Personal Inflation Rate vs. CPI

One of the efforts I had thought about doing for retirement planning was to measure my personal inflation rate in order to have a more accurate value to use than the CPI value. Realistically it’s not going to work – there are too many variables and potential changes in lifestyle. For example over time, our interests may change from cheap hobbies to expensive hobbies, our young son will probably eat more as he gets bigger and will require more money for activities. It will be difficult to separate the basic “retirement spending” from normal spending. The other problem is that there is a fine line between personal inflation rate and plain old overspending. At some point if you are going to retire you have to be able to live within your means even if that entails reducing or eliminating expenditures on activities that you enjoy.

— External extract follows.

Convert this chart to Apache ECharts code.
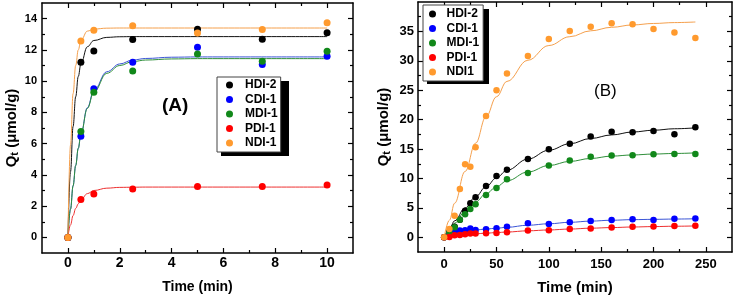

Fabrice Taylor writes in the Globe & Mail about the fact that the CPI doesn’t necessarily match up to the inflation rate that you or I might experience within our lives. This figure is very important for retirement planning since the real rate of return of your investment portfolio is the actual return minus the inflation rate. Taylor refers to a study done in the US which says that the real inflation rate is twice as much as the official rate.

Another good example is financial planning for education costs. I’ve read that post-secondary tuition has gone up about 5% per year over the last decade. If you are doing projections for your education fund then using the CPI will understate the actual inflation since tuition is a big part of the school costs.

Since I’m still a few years away from retirement I don’t worry too much about my assumptions for rate of return and inflation. Personally I use 3% inflation in my calculations which is probably a good enough estimate for my purposes.